5. Response Evaluation
What went well
- Proactive alerting. Our monitoring systems successfully triggered alerts for elevated wait times before customer reports of degradation began to surface, giving the team an early head start on triage.
- Core database resilience. Despite the severe saturation of the connection poolers (PgBouncer), the underlying PostgreSQL database engine demonstrated remarkable stability. Resource utilization (CPU/Memory) on the database nodes remained nominal, preventing a total database meltdown.
- URL API isolation. The URL API (file processing and delivery) remained fully operational throughout the incident. Its architectural isolation from the ingestion pipeline ensured that end-user access to previously uploaded files was never affected.
What went wrong
- Observability became the bottleneck. The monitoring agent (
telegraf), designed to provide visibility, became the primary cause of the outage. The use of an active, heavy command like find on a network filesystem was a design flaw that turned a monitoring check into a Denial of Service attack on the NFS client.

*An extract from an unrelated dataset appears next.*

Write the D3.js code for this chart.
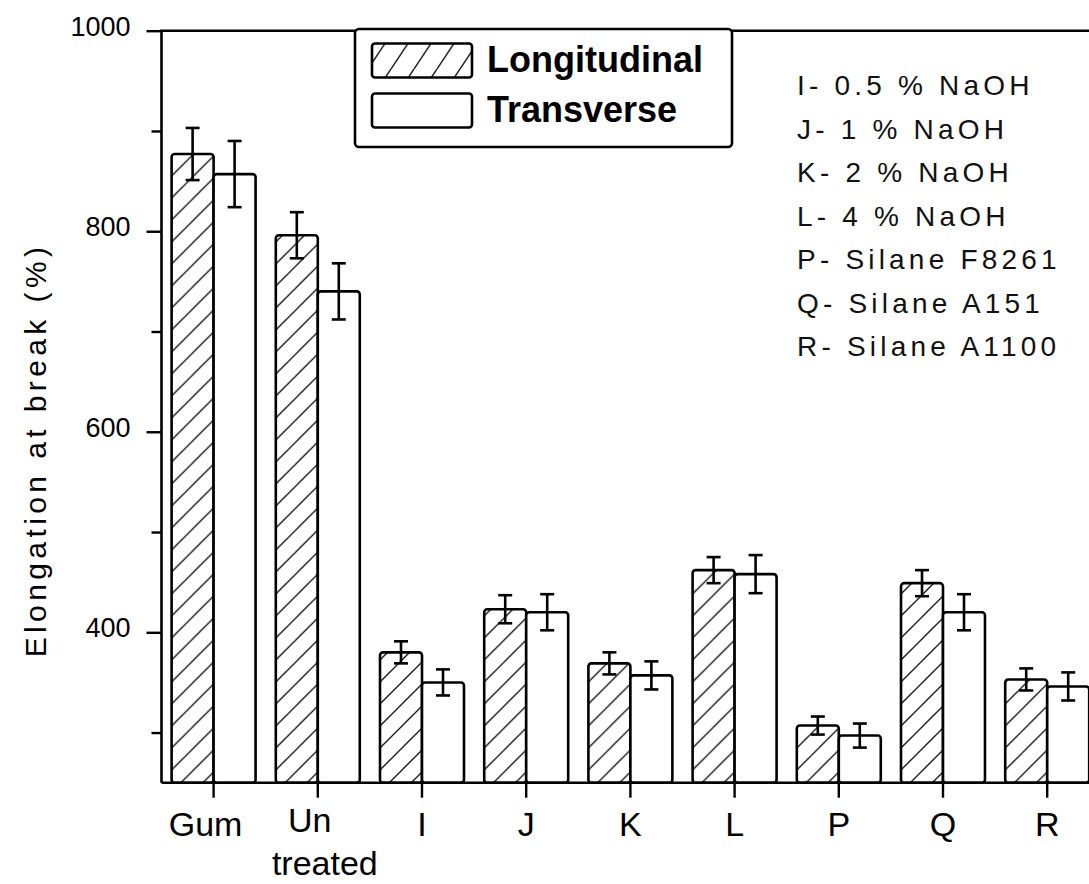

- Misleading initial signals. The initial flood of
idle-in-transaction connections led the response team to focus on the database layer. It delayed the investigation into the storage layer.
5. Action Items
- Eliminate "Noisy Neighbor" observability. Replace active, resource-intensive monitoring checks (specifically the recursive
find command) with passive metrics. Transition to using AWS CloudWatch metrics or other side-channel indicators that do not consume client-side I/O credits or burden the EFS mount.
- Enforce connection pool isolation. Reconfigure PgBouncer to implement strict resource bulkheading. Dedicate separate connection pools for the Upload API HTTP workers, REST API HTTP workers, and background workers. This ensures that a resource stall in the background worker fleet cannot starve the customer-facing APIs of database connections.
- Decouple storage I/O from database state. Refactor the application logic to execute blocking file storage operations (reading/writing to EFS) outside of atomic database transactions. This ensures that storage latency results only in slower worker throughput, rather than holding database connections open (
idle-in-transaction) and exhausting the global pool.
- Upgrade incident response tooling. Equip production containers and nodes with essential diagnostic capabilities and establish secure access protocols. This ensures engineers can diagnose kernel-level and network-level bottlenecks during active incidents.
6. Conclusion
The December 15 disruption was a complex failure mode involving storage physics, monitoring side-effects, and database concurrency. By identifying the contention on the EFS mount (caused by the monitoring agent) as the root cause, rather than a hard AWS limit, we have a clear path to resolution. The removal of the invasive monitoring script and the decoupling of transactions will robustly insulate the Uploadcare platform from similar incidents in the future.
We apologize for the disruption and appreciate the patience of our customers as we hardened our systems.